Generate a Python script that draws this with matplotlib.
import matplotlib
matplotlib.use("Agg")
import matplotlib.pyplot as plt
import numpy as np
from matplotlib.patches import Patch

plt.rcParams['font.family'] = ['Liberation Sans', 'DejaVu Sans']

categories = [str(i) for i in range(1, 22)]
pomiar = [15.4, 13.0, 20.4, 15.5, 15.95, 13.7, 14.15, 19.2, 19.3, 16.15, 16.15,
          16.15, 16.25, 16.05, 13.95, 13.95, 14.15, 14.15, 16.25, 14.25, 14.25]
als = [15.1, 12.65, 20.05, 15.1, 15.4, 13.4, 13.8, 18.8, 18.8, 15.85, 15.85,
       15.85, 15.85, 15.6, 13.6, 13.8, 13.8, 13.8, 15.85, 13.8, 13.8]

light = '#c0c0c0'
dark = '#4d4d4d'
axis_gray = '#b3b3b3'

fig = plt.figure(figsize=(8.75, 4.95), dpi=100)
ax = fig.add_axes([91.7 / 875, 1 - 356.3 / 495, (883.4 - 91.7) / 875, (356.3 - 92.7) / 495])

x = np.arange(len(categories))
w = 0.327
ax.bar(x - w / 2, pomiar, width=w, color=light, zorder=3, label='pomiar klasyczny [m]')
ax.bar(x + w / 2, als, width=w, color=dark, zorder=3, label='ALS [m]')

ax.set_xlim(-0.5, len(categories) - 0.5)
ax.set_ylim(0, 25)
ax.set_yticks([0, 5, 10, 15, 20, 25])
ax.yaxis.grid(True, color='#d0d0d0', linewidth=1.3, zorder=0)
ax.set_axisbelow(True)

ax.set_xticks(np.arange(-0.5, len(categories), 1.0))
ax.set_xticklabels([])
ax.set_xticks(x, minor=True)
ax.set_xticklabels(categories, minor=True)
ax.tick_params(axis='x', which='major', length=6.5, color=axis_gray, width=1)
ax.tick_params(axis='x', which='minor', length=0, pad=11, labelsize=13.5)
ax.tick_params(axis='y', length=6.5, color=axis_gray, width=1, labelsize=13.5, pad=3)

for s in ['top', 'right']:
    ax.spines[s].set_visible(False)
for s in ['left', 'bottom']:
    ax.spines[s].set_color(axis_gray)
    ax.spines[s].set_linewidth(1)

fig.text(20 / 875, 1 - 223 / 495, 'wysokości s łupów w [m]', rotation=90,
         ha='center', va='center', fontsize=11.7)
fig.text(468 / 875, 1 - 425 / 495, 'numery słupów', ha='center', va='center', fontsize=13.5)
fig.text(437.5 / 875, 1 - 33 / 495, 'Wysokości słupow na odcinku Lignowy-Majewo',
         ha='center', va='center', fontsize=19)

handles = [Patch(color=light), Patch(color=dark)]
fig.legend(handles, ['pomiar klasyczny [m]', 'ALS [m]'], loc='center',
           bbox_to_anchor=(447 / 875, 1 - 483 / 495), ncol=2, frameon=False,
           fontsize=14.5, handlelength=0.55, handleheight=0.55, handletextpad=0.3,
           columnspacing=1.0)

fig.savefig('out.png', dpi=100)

________

WORK TO DO: Return the material in full, exactly as shown.

ANSWER TO THE PROBLEM:
Generate a Python script that draws this with matplotlib.
import matplotlib
matplotlib.use("Agg")
import matplotlib.pyplot as plt
import numpy as np
from matplotlib.patches import Patch

plt.rcParams['font.family'] = ['Liberation Sans', 'DejaVu Sans']

categories = [str(i) for i in range(1, 22)]
pomiar = [15.4, 13.0, 20.4, 15.5, 15.95, 13.7, 14.15, 19.2, 19.3, 16.15, 16.15,
          16.15, 16.25, 16.05, 13.95, 13.95, 14.15, 14.15, 16.25, 14.25, 14.25]
als = [15.1, 12.65, 20.05, 15.1, 15.4, 13.4, 13.8, 18.8, 18.8, 15.85, 15.85,
       15.85, 15.85, 15.6, 13.6, 13.8, 13.8, 13.8, 15.85, 13.8, 13.8]

light = '#c0c0c0'
dark = '#4d4d4d'
axis_gray = '#b3b3b3'

fig = plt.figure(figsize=(8.75, 4.95), dpi=100)
ax = fig.add_axes([91.7 / 875, 1 - 356.3 / 495, (883.4 - 91.7) / 875, (356.3 - 92.7) / 495])

x = np.arange(len(categories))
w = 0.327
ax.bar(x - w / 2, pomiar, width=w, color=light, zorder=3, label='pomiar klasyczny [m]')
ax.bar(x + w / 2, als, width=w, color=dark, zorder=3, label='ALS [m]')

ax.set_xlim(-0.5, len(categories) - 0.5)
ax.set_ylim(0, 25)
ax.set_yticks([0, 5, 10, 15, 20, 25])
ax.yaxis.grid(True, color='#d0d0d0', linewidth=1.3, zorder=0)
ax.set_axisbelow(True)

ax.set_xticks(np.arange(-0.5, len(categories), 1.0))
ax.set_xticklabels([])
ax.set_xticks(x, minor=True)
ax.set_xticklabels(categories, minor=True)
ax.tick_params(axis='x', which='major', length=6.5, color=axis_gray, width=1)
ax.tick_params(axis='x', which='minor', length=0, pad=11, labelsize=13.5)
ax.tick_params(axis='y', length=6.5, color=axis_gray, width=1, labelsize=13.5, pad=3)

for s in ['top', 'right']:
    ax.spines[s].set_visible(False)
for s in ['left', 'bottom']:
    ax.spines[s].set_color(axis_gray)
    ax.spines[s].set_linewidth(1)

fig.text(20 / 875, 1 - 223 / 495, 'wysokości s łupów w [m]', rotation=90,
         ha='center', va='center', fontsize=11.7)
fig.text(468 / 875, 1 - 425 / 495, 'numery słupów', ha='center', va='center', fontsize=13.5)
fig.text(437.5 / 875, 1 - 33 / 495, 'Wysokości słupow na odcinku Lignowy-Majewo',
         ha='center', va='center', fontsize=19)

handles = [Patch(color=light), Patch(color=dark)]
fig.legend(handles, ['pomiar klasyczny [m]', 'ALS [m]'], loc='center',
           bbox_to_anchor=(447 / 875, 1 - 483 / 495), ncol=2, frameon=False,
           fontsize=14.5, handlelength=0.55, handleheight=0.55, handletextpad=0.3,
           columnspacing=1.0)

fig.savefig('out.png', dpi=100)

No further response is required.